PET/CT imaging study
24 hr after administration of Klebsiella pneumoniae, cFLFLF-PEG-64Cu (100 ~ 150 μCi) (3.7-5.5 MBq) in 200 μl of saline was injected via the tail vein. Lung SUVs were measured at several time points post injection and fit to a mono-exponential curve, allowing for the calculation of ligand clearance in the control and infected lung. This analysis provides us with an estimate of the time window post injection for which the signal difference between control and infected lungs is maximized.
For accurate image co-registration, mice were placed in the prone position in a custom designed portable imaging tray, facilitating precise positioning between scanners. Anesthesia (1-2% isoflurane in oxygen) was delivered throughout the duration of imaging. Micro-X-ray computed tomography (14
) images were acquired using a scanner developed in-house. Following CT acquisition, mice were transported to the PET scanner (Focus F-120, Siemens) and scanned for ~25 min. CT images were reconstructed with a 3D filtered back-projection algorithm using the COBRA software (Exxim, Inc.). The reconstructed pixel size was 0.15 × 0.15 × 0.15 mm on a 320 × 320 × 384 image matrix. Using MicroPET Manager (Siemens, version 188.8.131.52), PET data was reconstructed using the OSEM3D/MAP algorithm (zoom factor = 2.164). The reconstructed pixel size was 0.28 × 0.28 × 0.79 mm on a 128 × 128 × 95 image matrix. All microPET images were corrected for decay, but not attenuation.
CT-PET image co-registration was performed using ASIPRO (Siemens) and a transformation matrix previously obtained with an imaging phantom. To characterize the accumulation of the tracer in lungs, region-of-interest (ROI) analysis was performed. CT images were used to visualize lung boundaries and guide the placement of lung ROIs, which were drawn manually. 10 ± 2 contiguous transaxial lung ROIs were drawn to cover the entire lung volume. Lung ROIs were transferred to the PET images and the mean activity per milliliter of lung tissue was determined. Standardized uptake values (SUVs), defined as product of the mean lung ROI activity and the animal body weight divided by the injected dose were computed.
As a global index of lung inflammation, lung to muscle ratios were computed based on ROI analysis with the microCT image data sets. ROIs were drawn on transaxial slices, covering the entire lung volume. For every slice, the average pixel value was computed by dividing the total pixel values by the total number of pixels in that 2D ROI. The average pixel value in the whole lung is normalized to that of muscle to offset any potential fluctuations due to variability in CT acquisition parameters.

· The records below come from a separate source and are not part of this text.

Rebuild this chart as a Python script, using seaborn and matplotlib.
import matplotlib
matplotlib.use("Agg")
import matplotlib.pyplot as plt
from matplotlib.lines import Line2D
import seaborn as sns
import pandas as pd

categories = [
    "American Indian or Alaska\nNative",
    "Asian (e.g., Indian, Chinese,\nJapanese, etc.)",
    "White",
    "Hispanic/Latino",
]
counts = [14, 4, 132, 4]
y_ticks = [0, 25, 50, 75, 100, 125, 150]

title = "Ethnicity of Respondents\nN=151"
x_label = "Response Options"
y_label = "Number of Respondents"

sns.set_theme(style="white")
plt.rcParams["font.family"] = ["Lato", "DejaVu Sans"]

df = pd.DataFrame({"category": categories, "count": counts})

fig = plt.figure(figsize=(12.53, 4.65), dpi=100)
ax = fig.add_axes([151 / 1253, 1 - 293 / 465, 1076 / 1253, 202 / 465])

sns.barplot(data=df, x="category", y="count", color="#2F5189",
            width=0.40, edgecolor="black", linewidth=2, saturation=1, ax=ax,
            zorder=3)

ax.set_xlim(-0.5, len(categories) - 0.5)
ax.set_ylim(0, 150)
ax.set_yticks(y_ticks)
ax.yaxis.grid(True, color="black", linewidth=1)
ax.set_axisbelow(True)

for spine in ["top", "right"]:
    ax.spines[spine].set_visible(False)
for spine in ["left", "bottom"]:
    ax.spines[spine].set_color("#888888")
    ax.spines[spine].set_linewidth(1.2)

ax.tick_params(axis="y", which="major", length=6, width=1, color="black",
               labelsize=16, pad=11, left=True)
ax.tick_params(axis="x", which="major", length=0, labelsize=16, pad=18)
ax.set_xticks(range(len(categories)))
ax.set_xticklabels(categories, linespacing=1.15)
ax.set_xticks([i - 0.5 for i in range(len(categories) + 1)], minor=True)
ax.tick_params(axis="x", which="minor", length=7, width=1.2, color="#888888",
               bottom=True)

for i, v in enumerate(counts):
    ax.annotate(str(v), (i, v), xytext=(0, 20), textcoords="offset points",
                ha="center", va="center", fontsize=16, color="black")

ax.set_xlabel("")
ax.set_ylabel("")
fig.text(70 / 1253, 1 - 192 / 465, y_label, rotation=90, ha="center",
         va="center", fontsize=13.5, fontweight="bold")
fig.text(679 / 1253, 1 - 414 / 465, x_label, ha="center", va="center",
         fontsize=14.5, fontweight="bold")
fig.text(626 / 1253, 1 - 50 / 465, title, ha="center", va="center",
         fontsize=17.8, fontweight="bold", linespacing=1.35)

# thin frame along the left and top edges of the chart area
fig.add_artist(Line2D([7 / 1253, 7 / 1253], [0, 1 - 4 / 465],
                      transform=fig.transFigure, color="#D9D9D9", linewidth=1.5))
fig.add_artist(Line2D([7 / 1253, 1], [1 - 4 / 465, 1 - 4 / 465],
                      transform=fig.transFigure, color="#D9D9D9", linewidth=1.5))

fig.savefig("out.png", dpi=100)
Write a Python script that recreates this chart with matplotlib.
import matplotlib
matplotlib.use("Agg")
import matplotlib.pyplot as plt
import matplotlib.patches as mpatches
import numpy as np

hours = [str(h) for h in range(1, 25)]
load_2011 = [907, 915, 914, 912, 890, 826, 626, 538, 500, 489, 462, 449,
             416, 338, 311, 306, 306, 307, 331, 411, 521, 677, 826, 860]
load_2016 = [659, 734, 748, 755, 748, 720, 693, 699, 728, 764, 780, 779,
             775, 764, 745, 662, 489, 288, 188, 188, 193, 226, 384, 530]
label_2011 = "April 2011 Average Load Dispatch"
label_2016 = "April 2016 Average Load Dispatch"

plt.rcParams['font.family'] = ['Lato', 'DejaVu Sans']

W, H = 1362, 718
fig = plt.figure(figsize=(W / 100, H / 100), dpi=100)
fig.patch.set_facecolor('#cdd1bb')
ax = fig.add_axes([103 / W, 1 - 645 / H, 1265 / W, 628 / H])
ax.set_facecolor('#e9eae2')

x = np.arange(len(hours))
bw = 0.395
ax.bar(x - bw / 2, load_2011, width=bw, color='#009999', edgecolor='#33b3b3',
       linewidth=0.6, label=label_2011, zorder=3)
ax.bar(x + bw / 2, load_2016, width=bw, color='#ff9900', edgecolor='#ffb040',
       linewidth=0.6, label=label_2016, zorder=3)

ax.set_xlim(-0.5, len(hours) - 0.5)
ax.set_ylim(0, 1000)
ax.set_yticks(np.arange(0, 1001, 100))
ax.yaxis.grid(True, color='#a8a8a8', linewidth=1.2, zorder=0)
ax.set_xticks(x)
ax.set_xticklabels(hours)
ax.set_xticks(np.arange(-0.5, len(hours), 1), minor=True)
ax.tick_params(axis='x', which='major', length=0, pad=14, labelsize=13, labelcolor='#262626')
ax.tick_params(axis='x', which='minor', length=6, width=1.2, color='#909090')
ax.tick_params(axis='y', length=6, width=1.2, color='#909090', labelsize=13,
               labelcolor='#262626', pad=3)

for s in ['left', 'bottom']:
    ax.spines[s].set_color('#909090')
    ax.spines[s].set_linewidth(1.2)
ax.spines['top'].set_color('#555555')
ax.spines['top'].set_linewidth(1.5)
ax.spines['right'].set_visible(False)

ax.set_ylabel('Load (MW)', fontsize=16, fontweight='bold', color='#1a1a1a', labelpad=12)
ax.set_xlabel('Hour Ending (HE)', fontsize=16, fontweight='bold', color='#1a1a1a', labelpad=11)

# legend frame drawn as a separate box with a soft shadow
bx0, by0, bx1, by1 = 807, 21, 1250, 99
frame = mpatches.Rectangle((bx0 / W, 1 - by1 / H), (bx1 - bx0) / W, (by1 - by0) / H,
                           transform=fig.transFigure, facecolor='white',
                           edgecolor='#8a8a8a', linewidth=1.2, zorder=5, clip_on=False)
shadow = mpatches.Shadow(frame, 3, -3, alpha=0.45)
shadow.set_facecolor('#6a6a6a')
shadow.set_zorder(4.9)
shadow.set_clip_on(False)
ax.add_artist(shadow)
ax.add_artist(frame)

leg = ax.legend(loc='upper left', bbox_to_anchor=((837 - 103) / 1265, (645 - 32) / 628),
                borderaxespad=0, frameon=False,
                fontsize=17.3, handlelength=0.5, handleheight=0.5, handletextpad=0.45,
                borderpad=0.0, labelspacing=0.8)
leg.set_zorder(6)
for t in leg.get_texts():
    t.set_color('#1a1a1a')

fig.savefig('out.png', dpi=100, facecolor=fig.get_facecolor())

Group data are expressed as the mean ± SD. Student t-test was used to determine differences in SUV, %ID, microCT lung to muscle ratios, and MPO assay results among mice administered Klebsiella pneumonia and normal control mice. P value less than 0.05 was indicative of statistical significance. Sigma-Stat v3.0 (SPSS, Inc, Chicago, IL) was used for statistical calculations.